You don’t need a lawyer to create a DPOA and may use the state statutory form. However, depending on your specific circumstances, you may want to consider creating a DPOA with specific direction and detail, partly to protect you and your agent from inadvertent tax impacts from the DPOA and to permit further estate planning.
You should give considerable thought to choosing an agent, as well as all the fiduciary roles such as executor and trustee. The agent would have the ability to stand in your legal stead and conduct transactions on your behalf. Be sure to choose someone who is financially mature and trustworthy. It’s for this reason that many people choose a corporation to act as trustee, executor and in limited circumstances as agent under a power of attorney. In some states, the rules governing power of attorney have changed. Be sure to talk to your attorney to determine if you should execute a new DPOA under the new laws.

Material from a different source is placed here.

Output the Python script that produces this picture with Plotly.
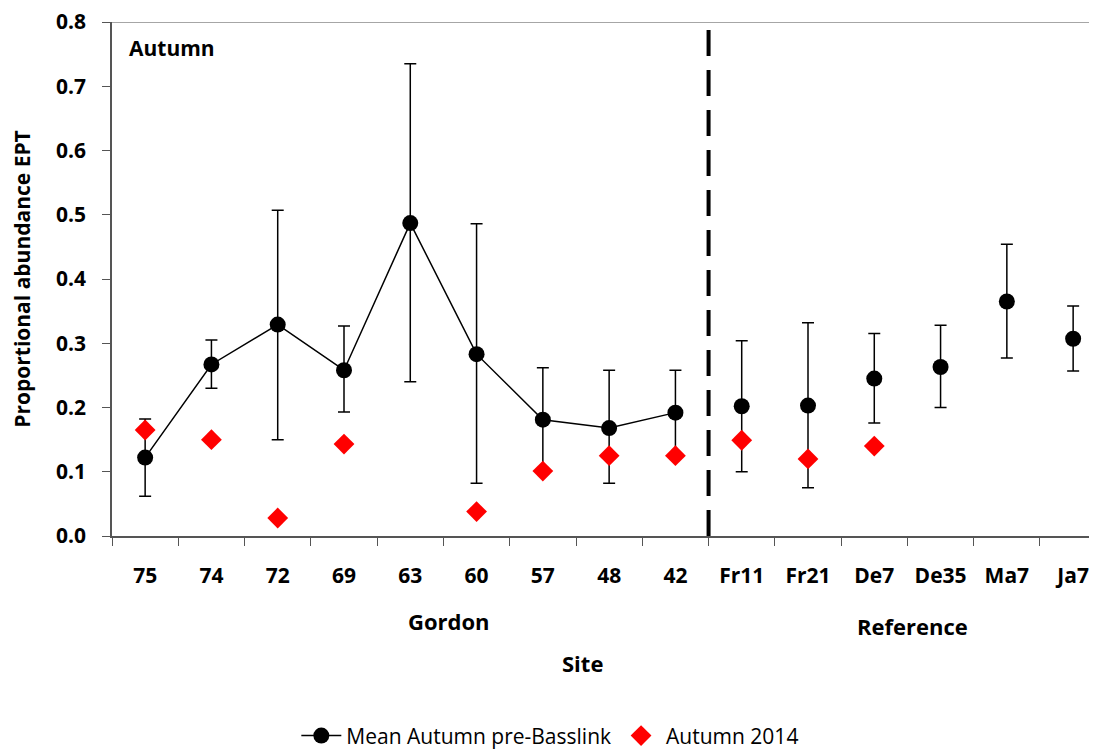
import plotly.graph_objects as go

# Sites (Gordon river sites then reference sites)
sites = ['75', '74', '72', '69', '63', '60', '57', '48', '42',
         'Fr11', 'Fr21', 'De7', 'De35', 'Ma7', 'Ja7']
gordon_sites = sites[:9]
reference_sites = sites[9:]

# Mean Autumn pre-Basslink and error bar limits
mean_pre = [0.122, 0.267, 0.329, 0.258, 0.487, 0.283, 0.181, 0.168, 0.192,
            0.202, 0.203, 0.245, 0.263, 0.365, 0.307]
upper_pre = [0.182, 0.305, 0.507, 0.327, 0.735, 0.486, 0.262, 0.258, 0.258,
             0.304, 0.332, 0.315, 0.328, 0.454, 0.358]
lower_pre = [0.062, 0.230, 0.150, 0.193, 0.240, 0.082, 0.100, 0.082, 0.127,
             0.100, 0.075, 0.176, 0.200, 0.277, 0.257]

# Autumn 2014
autumn_2014 = [0.165, 0.150, 0.028, 0.143, None, 0.038, 0.101, 0.125, 0.125,
               0.149, 0.120, 0.140, None, None, None]

err_plus = [u - m for u, m in zip(upper_pre, mean_pre)]
err_minus = [m - l for m, l in zip(mean_pre, lower_pre)]

font_main = 'Open Sans'

fig = go.Figure()

# Gordon sites: connected line
fig.add_trace(go.Scatter(
    x=gordon_sites, y=mean_pre[:9],
    mode='lines+markers',
    name='Mean Autumn pre-Basslink',
    legendgroup='pre',
    line=dict(color='black', width=1.5),
    marker=dict(color='black', size=16, symbol='circle'),
    error_y=dict(type='data', symmetric=False, array=err_plus[:9],
                 arrayminus=err_minus[:9], color='black', thickness=1.5, width=6)
))

# Reference sites: markers only
fig.add_trace(go.Scatter(
    x=reference_sites, y=mean_pre[9:],
    mode='markers',
    name='Mean Autumn pre-Basslink',
    legendgroup='pre',
    showlegend=False,
    marker=dict(color='black', size=16, symbol='circle'),
    error_y=dict(type='data', symmetric=False, array=err_plus[9:],
                 arrayminus=err_minus[9:], color='black', thickness=1.5, width=6)
))

fig.add_trace(go.Scatter(
    x=sites, y=autumn_2014,
    mode='markers',
    name='Autumn 2014',
    marker=dict(color='#ff0000', size=16, symbol='diamond')
))

# Top border line and dashed separator
fig.add_shape(type='line', xref='paper', yref='y', x0=0, x1=1, y0=0.8, y1=0.8,
              line=dict(color='#888888', width=1.5))
fig.add_shape(type='line', xref='x', yref='y', x0=8.5, x1=8.5, y0=0, y1=0.8,
              line=dict(color='black', width=4, dash='26px,14px'))

fig.add_annotation(text='<b>Autumn</b>', xref='paper', yref='paper', x=0.015, y=0.949,
                   xanchor='left', yanchor='middle', showarrow=False,
                   font=dict(size=21, family=font_main, color='black'))
fig.add_annotation(text='<b>Gordon</b>', xref='x', yref='paper', x=4.58, y=-0.165,
                   xanchor='center', yanchor='middle', showarrow=False,
                   font=dict(size=22, family=font_main, color='black'))
fig.add_annotation(text='<b>Reference</b>', xref='x', yref='paper', x=11.58, y=-0.175,
                   xanchor='center', yanchor='middle', showarrow=False,
                   font=dict(size=22, family=font_main, color='black'))
fig.add_annotation(text='<b>Site</b>', xref='x', yref='paper', x=6.6, y=-0.247,
                   xanchor='center', yanchor='middle', showarrow=False,
                   font=dict(size=22, family=font_main, color='black'))

fig.update_layout(
    width=1089, height=746,
    margin=dict(l=104, r=0, t=14, b=218, autoexpand=False),
    plot_bgcolor='white', paper_bgcolor='white',
    font=dict(family=font_main, color='black', size=21),
    showlegend=True,
    legend=dict(orientation='h', x=0.445, y=-0.389, xanchor='center', yanchor='middle',
                font=dict(size=21, family=font_main), itemwidth=40),
    xaxis=dict(
        type='category', categoryorder='array', categoryarray=sites,
        range=[-0.5, 14.36],
        showline=True, linecolor='#555555', linewidth=1.5,
        ticks='outside', tickson='boundaries', ticklen=8, tickcolor='#555555',
        showgrid=False, zeroline=False,
        tickfont=dict(size=21, family=font_main, weight='bold'),
        ticklabelstandoff=20,
    ),
    yaxis=dict(
        range=[0, 0.8], dtick=0.1, tickformat='.1f',
        showline=True, linecolor='#555555', linewidth=1.5,
        ticks='outside', ticklen=8, tickcolor='#555555',
        showgrid=False, zeroline=False,
        tickfont=dict(size=21, family=font_main, weight='bold'),
        ticklabelstandoff=12, ticklabeloverflow='allow',
        title=dict(text='<b>Proportional abundance EPT</b>', font=dict(size=21), standoff=20),
    ),
)

fig.write_html("out.html")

Health Care Power of Attorney
A health care power of attorney (HCPOA) is a specific type of durable power of attorney in which you appoint a person to make important medical decisions on your behalf should you become incapacitated.
Difficult medical decisions can be emotionally exhausting for a family, so having a person legally designated to make these decisions can alleviate some of the burden. Having a HCPOA in conjunction with a living will is an easier way than a court-appointed guardian to give someone control over how you want your health decisions handled. Consider the following scenarios:
- You and your spouse are involved in a serious accident in which you’re both incapacitated
- You’re a single parent with minor children and are estranged from other family members
- You’d prefer that one parent rather than the other make medical decisions for you
- You’re unmarried or engaged and would prefer your partner to make important medical decisions rather than members of your family
- You’d like two or more people to make decisions jointly
Without a HCPOA, your family will have to follow a legal process that may not reflect your wishes. Your choice for health care agent need not be financially savvy, but rather should be someone close to you both geographically and emotionally and who has the mental stability to carry out your desires.
When combined with a Health Care Durable Power of Attorney, a living will is also known as a “health care directive” or “advance directive.” The living will portion details your preferences regarding life support should you become either terminally ill or unable to communicate, or permanently unconscious. Specific medical treatment that you can address in a living will includes but is not limited to:
- “Do not resuscitate” orders
- Tube feeding
- Artificial hydration
- Pain medication
- Blood transfusions
- Additional or continued care, such as chemotherapy
- Organ donation
If you become ill to the point where you can’t communicate your desires, doctors may be legally obligated to administer treatment or perform procedures that you’d have otherwise declined. Doctors may call upon your spouse or children to make medical decisions for you, which is a significant burden to place on a family member. A living will eases that burden by giving both your doctors and your family direction as to how you want to be treated.
A living will must be created and signed while you’re still mentally competent. Generally, it’s wise to create a living will in conjunction with a healthcare power of attorney, so that when you empower someone to make medical decisions you also give them some guidance as to what medical decisions you’d want made.
There’s More to Consider
The five documents discussed in this article serve as the foundation for an estate plan. You’ll also need to review your beneficiary designations (usually created for qualified plans, IRAs, financial accounts, life insurance and annuities, etc.) as well as the titling of your accounts to make sure everything works well together.
For instance, Payable On Death, joint ownership and rights of survivorship could conflict with directions you may have provided in your will or trust.